Another configuration including a refrigerant cycle, a hot water cycle, and a cold water cycle was also considered to improve the existing conventional distillation column (shown in Figure 6). Note that the cooling water temperature was 7 °C, whereas hot water temperature was 45 °C. The thermodynamic cycle of the new configuration is shown in Figure 7. The superheated fluid (1: T = 1.1 °C, P = 4.3 bar) entered the compressor to increase its pressure. Then, the compressed working fluid (2: T = 79.5 °C, P = 20.3 bar) was first cooled down to its dew point, condensed, and cooled below its boiling point (3: T = 44.2 °C, P = 20.3 bar). Next, the pressure and temperature of this working fluid were decreased using a Joule–Thompson (JT) throttling valve (4: T = −6.1 °C, P = 4.3 bar). Finally, the vapor–liquid mixture was totally evaporated and superheated in the heat exchanger with cooling water. Because compressor suction pressure P_in (4.3 bar) was higher than the atmospheric pressure, it could be reduced easily.

Compared to VC, the high temperature difference between the low pressure and high pressure working fluids created a need for large compression ratios of the compressor. As a result, despite the high savings in terms of condenser duty (68.3%) and reboiler duty (100.0%), the operating cost savings were only 15.6% as compared to the existing conventional distillation column.

A JT throttling valve is the most widely used expansion device in refrigerant cycles because of its many practical advantages, such as simplicity, and low investment and maintenance costs [30]. However, from a thermodynamic point of view, it has an inherent limitation, which is a low expansion efficiency because an expansion process through the JT valve essentially consists of an isenthalpic process. On the other hand, in the case of a hydraulic turbine expansion (also known as a liquid expander)-based refrigeration cycle, the liquid portion of the working fluid will be higher than that employing the JT valve. Thus, the isentropic expansion will result in a higher cooling capacity per unit mass of mixed refrigerant with lower shaft work [30,31,32,33,34]. Recent technological advancements in cryogenic liquid expansion turbines have enabled the replacement of the JT expansion valve with a cryogenic power recovery turbine [30,31,35]. This was used to improve liquefied natural gas operations [30,36,37].

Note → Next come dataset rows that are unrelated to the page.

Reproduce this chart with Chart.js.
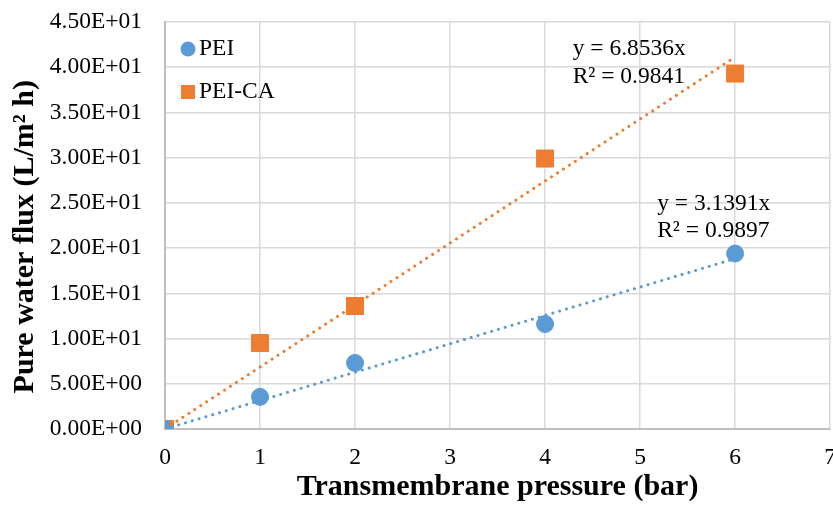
<!DOCTYPE html>
<html>
<head>
<meta charset="utf-8">
<script src="https://cdn.jsdelivr.net/npm/chart.js@4.4.0/dist/chart.umd.min.js"></script>
<style>
  html, body { margin: 0; padding: 0; background: #fff; overflow: hidden; }
  #clip { width: 833px; height: 512px; overflow: hidden; }
  /* wider than the window so the last x label is cut at the edge */
  #wrap { width: 851px; height: 512px; }
</style>
</head>
<body>
<div id="clip"><div id="wrap"><canvas id="chart"></canvas></div></div>
<script>
// pressures (bar) and fluxes
const pressure = [0, 1, 2, 4, 6];
const fluxPEI = [0, 3.55, 7.3, 11.6, 19.4];
const fluxPEICA = [0, 9.5, 13.6, 29.9, 39.3];
const seriesNames = ['PEI', 'PEI-CA'];
const slopes = [3.1391, 6.8536];
const rSquared = [0.9897, 0.9841];
const yTicks = [0, 5, 10, 15, 20, 25, 30, 35, 40, 45];
const xTicks = [0, 1, 2, 3, 4, 5, 6, 7];

const blue = '#5b9bd5';
const orange = '#ed7d31';
const serif = "'Liberation Serif', 'Times New Roman', serif";
const fs = 23.5;

function sci(v) {
    // Excel style 0.00E+00
    if (v === 0) return '0.00E+00';
    const exp = Math.floor(Math.log10(Math.abs(v)));
    const mant = v / Math.pow(10, exp);
    const sign = exp < 0 ? '-' : '+';
    return mant.toFixed(2) + 'E' + sign + String(Math.abs(exp)).padStart(2, '0');
}

function pts(xs, ys) {
    return xs.map((x, i) => ({ x: x, y: ys[i] }));
}

function trend(slope) {
    const last = pressure[pressure.length - 1];
    return [{ x: 0, y: 0 }, { x: last, y: slope * last }];
}

// legend drawn inside the plot, top left
const innerLegend = {
    id: 'innerLegend',
    afterDraw(chart) {
        const ctx = chart.ctx;
        const a = chart.chartArea;
        ctx.save();
        ctx.font = fs + 'px ' + serif;
        ctx.textBaseline = 'middle';
        // PEI
        ctx.beginPath();
        ctx.fillStyle = blue;
        ctx.arc(a.left + 23, a.top + 27, 7.5, 0, Math.PI * 2);
        ctx.fill();
        ctx.fillStyle = '#000';
        ctx.fillText(seriesNames[0], a.left + 34, a.top + 27);
        // PEI-CA
        ctx.fillStyle = orange;
        ctx.fillRect(a.left + 16, a.top + 63, 14, 14);
        ctx.fillStyle = '#000';
        ctx.fillText(seriesNames[1], a.left + 34, a.top + 70);
        ctx.restore();
    }
};

// trendline equations
const eqLabels = {
    id: 'eqLabels',
    afterDraw(chart) {
        const ctx = chart.ctx;
        const xs = chart.scales.x, ys = chart.scales.y;
        ctx.save();
        ctx.font = fs + 'px ' + serif;
        ctx.fillStyle = '#000';
        ctx.textBaseline = 'middle';
        // PEI-CA
        let px = xs.getPixelForValue(4.29), py = ys.getPixelForValue(42.0);
        ctx.fillText('y = ' + slopes[1] + 'x', px, py);
        ctx.fillText('R\u00b2 = ' + rSquared[1], px, py + 28);
        // PEI
        px = xs.getPixelForValue(5.18); py = ys.getPixelForValue(24.9);
        ctx.fillText('y = ' + slopes[0] + 'x', px, py);
        ctx.fillText('R\u00b2 = ' + rSquared[0], px, py + 27);
        ctx.restore();
    }
};

new Chart(document.getElementById('chart'), {
    type: 'scatter',
    data: {
        datasets: [
            {
                label: seriesNames[0] + ' trend',
                data: trend(slopes[0]),
                showLine: true,
                borderColor: blue,
                borderWidth: 3,
                borderDash: [0.1, 7],
                borderCapStyle: 'round',
                pointRadius: 0,
                order: 1
            },
            {
                label: seriesNames[1] + ' trend',
                data: trend(slopes[1]),
                showLine: true,
                borderColor: orange,
                borderWidth: 3,
                borderDash: [0.1, 7],
                borderCapStyle: 'round',
                pointRadius: 0,
                order: 1
            },
            {
                label: seriesNames[0],
                data: pts(pressure, fluxPEI),
                backgroundColor: blue,
                borderColor: blue,
                pointStyle: 'circle',
                pointRadius: 8.5,
                order: 2
            },
            {
                label: seriesNames[1],
                data: pts(pressure, fluxPEICA),
                backgroundColor: orange,
                borderColor: orange,
                pointStyle: 'rect',
                pointRadius: 12,
                order: 2
            }
        ]
    },
    options: {
        responsive: true,
        maintainAspectRatio: false,
        animation: false,
        layout: { padding: { top: 22, right: 0, left: 0, bottom: 0 } },
        plugins: {
            legend: { display: false },
            tooltip: { enabled: false }
        },
        scales: {
            x: {
                type: 'linear',
                min: 0,
                max: 7,
                afterBuildTicks: s => { s.ticks = xTicks.map(v => ({ value: v })); },
                afterFit: s => { s.height = 83; },
                grid: { color: '#d9d9d9', lineWidth: 1.5, drawTicks: false },
                border: { color: '#bfbfbf', width: 2 },
                ticks: {
                    color: '#000',
                    font: { family: serif, size: fs },
                    padding: 15,
                    maxRotation: 0
                },
                title: {
                    display: true,
                    text: 'Transmembrane pressure (bar)',
                    color: '#000',
                    font: { family: serif, size: 30, weight: 'bold' },
                    padding: { top: 0, bottom: 7 }
                }
            },
            y: {
                type: 'linear',
                min: 0,
                max: 45,
                afterBuildTicks: s => { s.ticks = yTicks.map(v => ({ value: v })); },
                afterFit: s => { s.width = 165; s.paddingTop = 0; s.paddingBottom = 0; },
                grid: { color: '#d9d9d9', lineWidth: 1.5, drawTicks: false },
                border: { color: '#bfbfbf', width: 2 },
                ticks: {
                    color: '#000',
                    font: { family: serif, size: fs },
                    padding: 23,
                    callback: v => sci(v)
                },
                title: {
                    display: true,
                    text: 'Pure water flux (L/m\u00b2 h)   ',
                    color: '#000',
                    font: { family: serif, size: 30, weight: 'bold' },
                    padding: { top: 7, bottom: 0 }
                }
            }
        }
    },
    plugins: [innerLegend, eqLabels]
});
</script>
</body>
</html>
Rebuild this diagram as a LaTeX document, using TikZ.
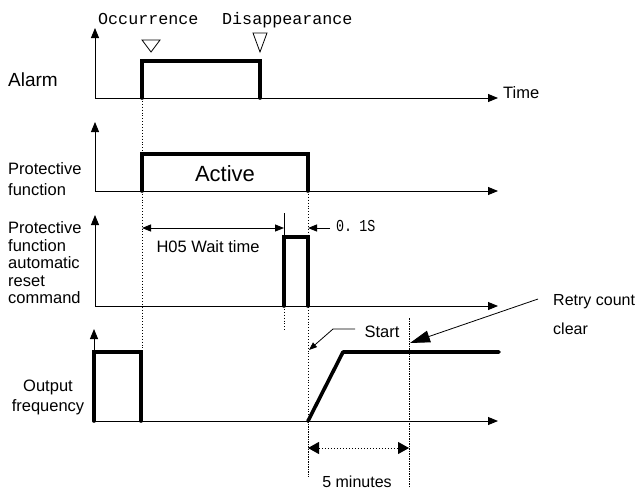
\documentclass[tikz,border=0pt]{standalone}
\usepackage{fontspec}
\setmainfont{Liberation Sans}
\newfontfamily\monof{Liberation Mono}
\newfontfamily\monocond[FakeStretch=0.8]{Liberation Mono}
\usetikzlibrary{arrows.meta}
\begin{document}
\begin{tikzpicture}[x=1pt,y=-1pt,
  axis/.style={line width=0.9pt,-{Triangle[length=10pt,width=8pt]}},
  sig/.style={line width=3.6pt,line cap=round,line join=miter},
  guide/.style={line width=0.9pt,dotted},
  fineguide/.style={line width=0.5pt,dash pattern=on 1.5pt off 1pt},
  dimline/.style={line width=0.9pt},
  lbl/.style={font=\fontsize{16.5}{17.5}\selectfont,inner sep=0pt},
  monolbl/.style={font=\monof\fontsize{16.7}{18}\selectfont,inner sep=0pt},
  condlbl/.style={font=\monocond\fontsize{16.7}{18}\selectfont,inner sep=0pt}
]
\useasboundingbox (0,0) rectangle (637,490);

% ---------- labels on the left
\node[lbl,font=\fontsize{19}{20}\selectfont,anchor=west] (lalarm) at (8,80) {Alarm};
\node[lbl,anchor=west,align=left] (lprot) at (8,179.5) {Protective\\[3.5pt]function};
\node[lbl,anchor=west,align=left] (lreset) at (8,263) {Protective\\function\\automatic\\reset\\command};
\node[lbl,align=center] (lout) at (48,397) {Output\\[2.5pt]frequency};

% ---------- top texts
\node[monolbl,anchor=base west] (occ) at (98,24) {Occurrence};
\node[monolbl,anchor=base west] (dis) at (222,24) {Disappearance};
\draw[line width=0.8pt] (142,40) -- (160,40) -- (151,52) -- cycle;
\draw[line width=0.8pt] (253,33) -- (267,33) -- (260,52) -- cycle;

% ---------- guides
\coordinate (g1t) at (142,98);  \coordinate (g1b) at (142,352);
\coordinate (g2t) at (308,191); \coordinate (g2b) at (308,421);
\coordinate (g3t) at (284,306); \coordinate (g3b) at (284,330);
\draw[guide] (g1t) -- (g1b);
\draw[guide] (g2t) -- (g2b);
\draw[guide] (g3t) -- (g3b);
\coordinate (f1t) at (308,421); \coordinate (f1b) at (308,477);
\coordinate (f2t) at (409,318); \coordinate (f2b) at (409,487);
\draw[fineguide] (f1t) -- (f1b);
\draw[fineguide] (f2t) -- (f2b);

% ---------- Alarm panel
\coordinate (o1) at (95,98);
\draw[axis] (o1) -- (95,28);
\draw[axis] (o1) -- (498,98);
\node[lbl,anchor=west] (time) at (503,93) {Time};
\draw[sig] (142,98) -- (142,61) -- (260,61) -- (260,98);

% ---------- Protective function panel
\coordinate (o2) at (95,191);
\draw[axis] (o2) -- (95,122);
\draw[axis] (o2) -- (498,191);
\draw[sig] (142,191) -- (142,154) -- (308,154) -- (308,191);
\node[lbl,font=\fontsize{22}{24}\selectfont] (active) at (225,174) {Active};

% ---------- Reset command panel
\coordinate (o3) at (95,306);
\draw[axis] (o3) -- (95,215);
\draw[axis] (o3) -- (498,306);
\draw[sig] (284,306) -- (284,237) -- (308,237) -- (308,306);
\coordinate (tickt) at (284,213); \coordinate (tickb) at (284,237);
\draw[line width=0.5pt] (tickt) -- (tickb);
\coordinate (wl) at (142,228); \coordinate (wr) at (284,228);
\draw[dimline,{Triangle[length=9pt,width=7pt]}-{Triangle[length=9pt,width=7pt]}] (wl) -- (wr);
\node[lbl] (wait) at (208,247) {H05 Wait time};
\coordinate (sr) at (330,228); \coordinate (sl) at (308,228);
\draw[dimline,-{Triangle[length=9pt,width=7pt]}] (sr) -- (sl);
\node[condlbl,anchor=base west] (tenth) at (336,231) {0.\kern-1pt\ 1S};

% ---------- Output frequency panel
\coordinate (o4) at (94,421);
\draw[axis] (o4) -- (94,329);
\draw[axis] (o4) -- (498,421);
\draw[sig] (94,421) -- (94,352) -- (141,352) -- (141,421);
\draw[sig,line join=round] (308,421) -- (343,352) -- (499,352);

% Start
\node[lbl] (start) at (382,332) {Start};
\coordinate (stip) at (309,350);
\draw[line width=0.8pt,-{Triangle[length=8pt,width=6pt]}] (355,329) -- (333,329) -- (stip);

% Retry count clear
\node[lbl,font=\fontsize{16}{17}\selectfont,anchor=west] (retry) at (553,302) {Retry count};
\node[lbl,font=\fontsize{16}{17}\selectfont,anchor=west] (clear) at (553,329) {clear};
\coordinate (rtail) at (538,299); \coordinate (rtip) at (410,343);
\draw[line width=0.8pt,-{Triangle[length=20pt,width=12pt]}] (rtail) -- (rtip);

% 5 minutes
\coordinate (ml) at (308,448); \coordinate (mr) at (409,448);
\draw[line width=1pt,dotted,{Triangle[length=11pt,width=12pt]}-{Triangle[length=11pt,width=12pt]}] (ml) -- (mr);
\node[lbl,font=\fontsize{16}{17}\selectfont] (five) at (357,482) {5 minutes};
\end{tikzpicture}
\end{document}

Thus, the hydraulic turbine was investigated to replace the JT valves and consequently improve the energy efficiency of the HP cycle (shown in Figure 8). As a result, the outlet of the JT valve had the same molar enthalpy as the inlet stream, whereas the outlet of hydraulic turbine had a higher molar enthalpy (7.790 × 10⁵ kJ/kg∙mol) than that of the inlet stream (7.785 × 10⁵ kJ/kg∙mol). Furthermore, the temperature and vapor portions of the working fluid in the outlet stream were lower than those using the JT valve. This resulted in a higher minimum temperature approach between the cold water and the working fluid, consequently increasing the cooling capacity per unit mass of working fluid and decreasing the compressor duty. In particular, the compressor duty was reduced from 15.26 kW to 13.72 kW. Additionally, 1.65 kW could be generated by using the hydraulic turbine, which could be used to drive the compressor. Thus, the hydraulic turbine not only increased the efficiency of the HP system by performing the isentropic throttling function ideally, but also recovered the work of expansion. Consequently, the operating cost savings could be up to 20.9% and 33.2% as compared to the new HP configuration without a hydraulic turbine and an existing distillation column, respectively.

Table 2 summarizes the results concerning the operating cost and CO₂ emission performance comparisons between all heat pump arrangements studied in this work and the existing conventional column. The performances of these configurations can be higher if cheaper electricity is produced in the companies or countries in question and cleaner electricity is obtained from sustainable energy sources, such as wind or solar power, are used to drive the compressor of the HP system. To select the suitable configuration, the decision-maker should consider not only the energy performance and environmental impact, but also the operability of the system. The main purpose of this paper was to show the feasibility of the enhancement of the R-410A reclamation process using various heat-pump-assisted distillation configurations. We would like to save operability analysis and proposed control structure of these configurations for the next paper.

4. Conclusions

The purpose of this study was to propose different heat-pump-assisted distillation configurations for improving the energy efficiency of the R-410A reclamation process from a waste refrigerant. Top vapor superheating was proved to be a promising option for improving the performance of HP configurations, as well as protecting the compressor from the liquid break. This modification could induce savings of 29.5% and 100.0% in terms of condenser duty and reboiler duty, respectively, compared to MVR-assisted distillation without superheating. As a result, using this sequence could save 60.8% in terms of operating cost compared to the existing distillation column. These savings can be higher if cheaper electricity produced in some companies or countries and cleaner electricity obtained from sustainable energy sources, such as wind or solar power, are used to drive the compressor of the HP system. This study also demonstrated that the VC heat pump could be operated at a lower operating pressure than the existing distillation column and this could induce an increase in capacity of up to 20%. Furthermore, this work proposed an effective HP configuration that was easy to operate and control. The hydraulic turbine not only increased the efficiency of the HP system by performing the isentropic throttling function ideally, but could also recover the work of expansion. The results also indicated that the CO₂ emission could be reduced significantly when enhancing the existing conventional distillation column using HP configurations.